A spokesman for the Saskatchewan Ministry of Environment said all three suspects, whose names have not been released, were arrested Saturday morning in a small Saskatoon-area community.
Search warrants were also carried out at two of the individuals' residences.
Gary Harrison, manager of the department's special investigations unit, said provincial and federal wildlife officers and the RCMP were also able to pin down the location where the video was shot.
"It's close to the community that the arrests were made in," he said.
The men, who are all in their early 20s, will appear in Saskatoon provincial court on Monday to face a variety of charges under provincial and federal wildlife laws.
Harrison won't speculate on the motive for the shooting. He also said more investigation is needed of the area where the video was shot.

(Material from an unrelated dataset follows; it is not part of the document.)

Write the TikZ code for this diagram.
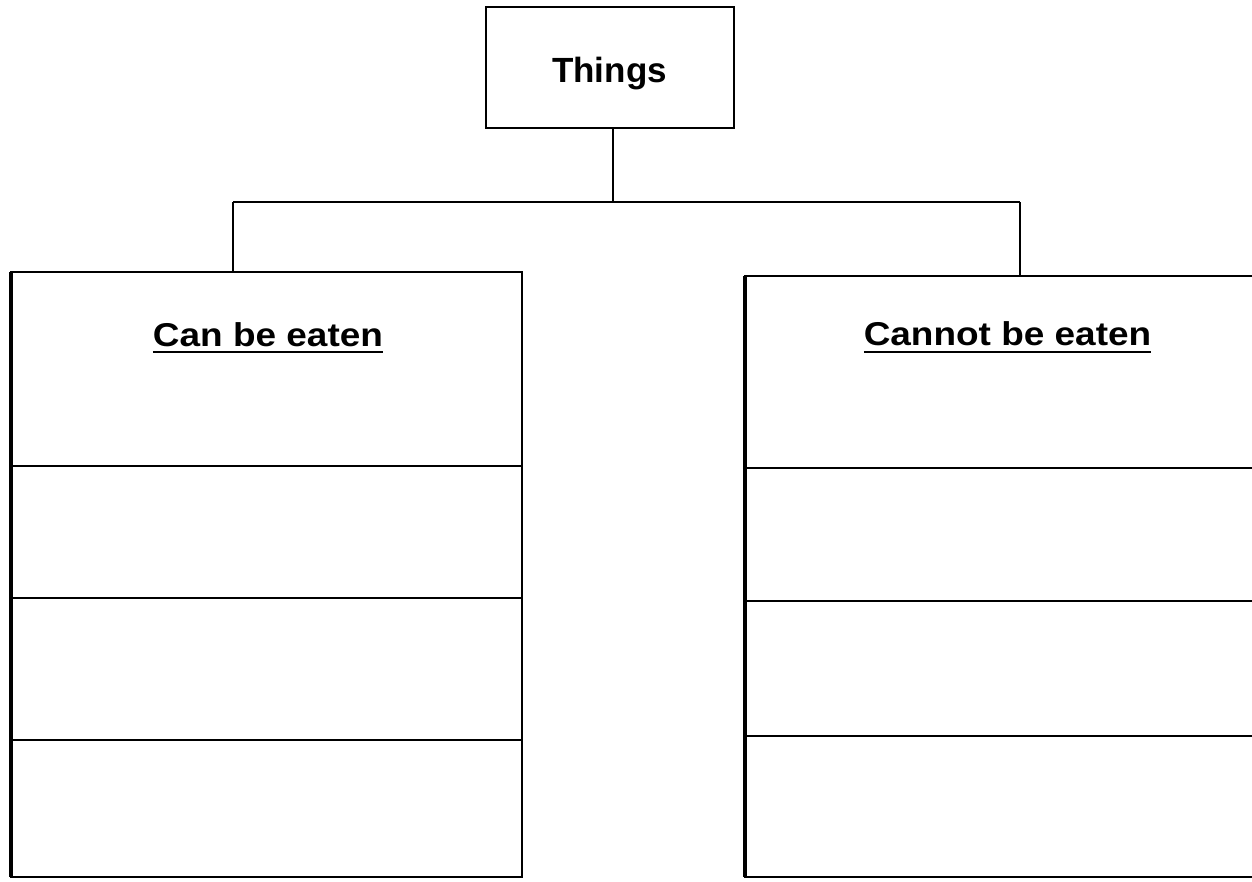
\documentclass[tikz,border=0pt]{standalone}
\usepackage{fontspec}
\setmainfont{Liberation Sans}
\begin{document}
\begin{tikzpicture}[x=1pt,y=-1pt,
  ln/.style={line width=2pt,black},
  thick edge/.style={line width=4pt,black},
  boxnode/.style={draw=none,rectangle,inner sep=0pt,outer sep=0pt},
  lbl/.style={inner sep=0pt,outer sep=0pt,anchor=base,font=\bfseries\fontsize{33}{40}\selectfont},
  ttl/.style={inner sep=0pt,outer sep=0pt,anchor=base,font=\bfseries\fontsize{35}{42}\selectfont}]
\useasboundingbox (0,0) rectangle (1252,881);
\clip (0,0) rectangle (1252,881);
% top box
\node[boxnode,draw,line width=2pt,minimum width=248pt,minimum height=121pt] (things) at (610,67.5) {};
\node[ttl] (thingstxt) at (609.5,82) {Things};
% left box
\node[boxnode,draw,line width=2pt,minimum width=511pt,minimum height=605pt] (left) at (266.5,574.5) {};
\draw[thick edge] (left.north west) -- (left.south west);
\draw[ln] (11,466) -- (522,466);
\draw[ln] (11,598) -- (522,598);
\draw[ln] (11,740) -- (522,740);
% right box (runs off the page)
\node[boxnode,draw,line width=2pt,minimum width=520pt,minimum height=601pt] (right) at (1005,576.5) {};
\draw[thick edge] (right.north west) -- (right.south west);
\draw[ln] (745,468) -- (1265,468);
\draw[ln] (745,601) -- (1265,601);
\draw[ln] (745,736) -- (1265,736);
% labels
\node[lbl] (can) at (268,346) {\scalebox{1.12}[1]{Can be eaten}};
\draw[ln] ([yshift=-6pt]can.base west) -- ([yshift=-6pt]can.base east);
\node[lbl] (cannot) at (1007.5,345) {\scalebox{1.12}[1]{Cannot be eaten}};
\draw[ln] ([yshift=-7pt]cannot.base west) -- ([yshift=-7pt]cannot.base east);
% connectors
\coordinate (jm) at (613,202);
\coordinate (jl) at (233,202);
\coordinate (jr) at (1020,202);
\draw[ln] (things.south -| jm) -- (jm);
\draw[ln] (jl) -- (jr);
\draw[ln] (jl) -- (jl |- left.north);
\draw[ln] (jr) -- (jr |- right.north);
\end{tikzpicture}
\end{document}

"Anybody who has watched the video knows that some birds have been killed and we really don't know how many that was," he said.
The environment ministry said the content of the video led to a significant number of calls to poacher tip lines in both Saskatchewan and Alberta - a number Harrison calls "unprecedented."
The video depicts two of the men firing at the ducks while the third captures their glee on camera. Police and provincial authorities launched an investigation late last week, soon after it appeared on YouTube.
Harrison said the video is very unusual.
"When I started we didn't have the Internet and YouTube. I haven't seen one that's been posted like this and had the killing of the birds in a media form like that," he said.
The video sparked widespread public anger and prompted the Toronto-based Humane Society of Canada to post a reward of $1,000 for information leading to the arrest of those shown in the Internet posting.
Society executive director Michael O'Sullivan said the organization also got calls from people who wanted to help and they were directed to tip lines in both western provinces. O'Sullivan said he is pleased to hear of the arrests.
"I would like to commend all the members of the public who provided information. Canadians take cruelty to animals very seriously and they want to help out as best as they can," he said.
All three men have been released prior to their first court appearance.